Bilgilendirici posterin enerji tüketimi davranışlarına yansıyabileceğine inanma düzeyleri eğitim binası personellerinin %80, öğretmenler / akademisyenlerin %79, üniversite öğrencilerinin %68 ve lise öğrencilerinin %58'dir. Lise öğrencilerine göre, posterdeki en etkileyici 5 madde şu şekildedir: (1) küresel ısınmanın %100'ü insan faaliyetlerinden kaynaklanmaktadır, (2) 1 lise çağındaki genç 1 yetişkinden %20 daha fazla enerji tüketmektedir, (3) tüm teknolojik gelişmelere rağmen, enerji tüketiminin 2010-2040 yılları arasında %60 artması beklenmektedir, (4) binalar dünya enerji tüketiminin %40'ından sorumludur ve (5) insanların evlerinde olduğu gibi diğer ortamlardaki enerji tüketimi davranışlarına dikkat etmemesidir. Enerji tüketimini azaltmak için bilgiler sosyal medyada paylaşılacak olursa, lise öğrencileri en çok tercih ettikleri üç sosyal medya platformunu Instagram, Youtube ve Whatsapp olarak belirtirken, üniversite öğrencileri Instagram, Twitter ve Web sayfalarını ilk üçte belirtmiştir. Ayrıca, öğretmen / akademisyenler sırasıyla Instagram, Twitter ve Facebook'u tercih ederken, eğitim binası çalışanları sırasıyla ilk üçe Instagram, Pinterest ve Twitter'ı koymuşlardır. Tüm kullanıcı grupları bilgilendirici postere ek olarak bilginin sosyal medyada da paylaşılmasının daha etkileyici olacağını düşündüklerini belirtmiştir.

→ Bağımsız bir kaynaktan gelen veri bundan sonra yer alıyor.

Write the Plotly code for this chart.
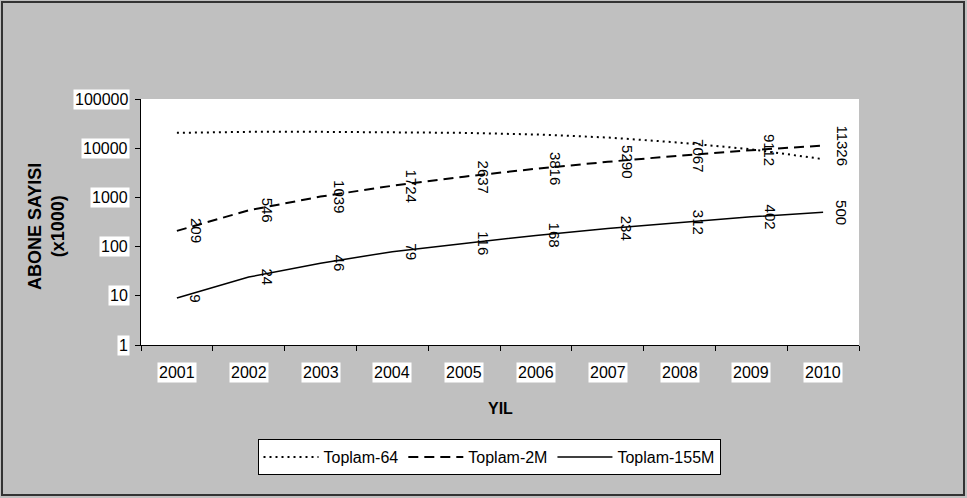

Çalışmanın eksik tarafları; anket için yeterli sayıda eğitim binası personeline ulaşılamaması, katılımcıların posterdeki bilgilere maruz kalma sürelerinin sınırlı oluşu, çalışmanın sadece lise çağından itibaren eğitim binalarında bulunan kişileri içermesi ve anketin yaşa ve bulunulan eğitim kurumuna bağlı ve açık uçlu soru içermeyişi olarak belirtilebilir. Gelecekte yapılacak araştırmalar için, posterin eğitim binasında fiziksel bir ortama asılarak ya da tüm kullanıcı gruplarının tercih ettiği gibi sosyal medyada (Instagram) paylaşılarak davranış değişikliklerinin gözlemlenmesi önerilir. Böylece bilginin posterler ve sosyal medya üzerinden paylaşılmasının arasındaki farklar karşılaştırmalı olarak incelenebilir. Sosyal medya olarak Instagram'ın kullanılması önerilir. Lise çağı öncesi öğrenciler de çalışmaya dahil edilebilir. LEED ve BREEAM gibi bina enerji sertifika sistemleri binaların tasarım aşamasında planlanan enerji tüketimlerini baz almaktadır, bu nedenle kullanım aşamasında kullanıcı odaklı olmadığı literatürde yer almaktadır. Gelecek çalışmalarda bina kullanıcılarının davranışlarının akreditasyon sistemlerine entegrasyonu üzerine bir araştırma yapılabilir, mevcuttaki gerçek durumu bilmenin, enerji tüketimini azaltmak için motivasyon eksikliği yaratıp yaratmayacağı araştırılabilir.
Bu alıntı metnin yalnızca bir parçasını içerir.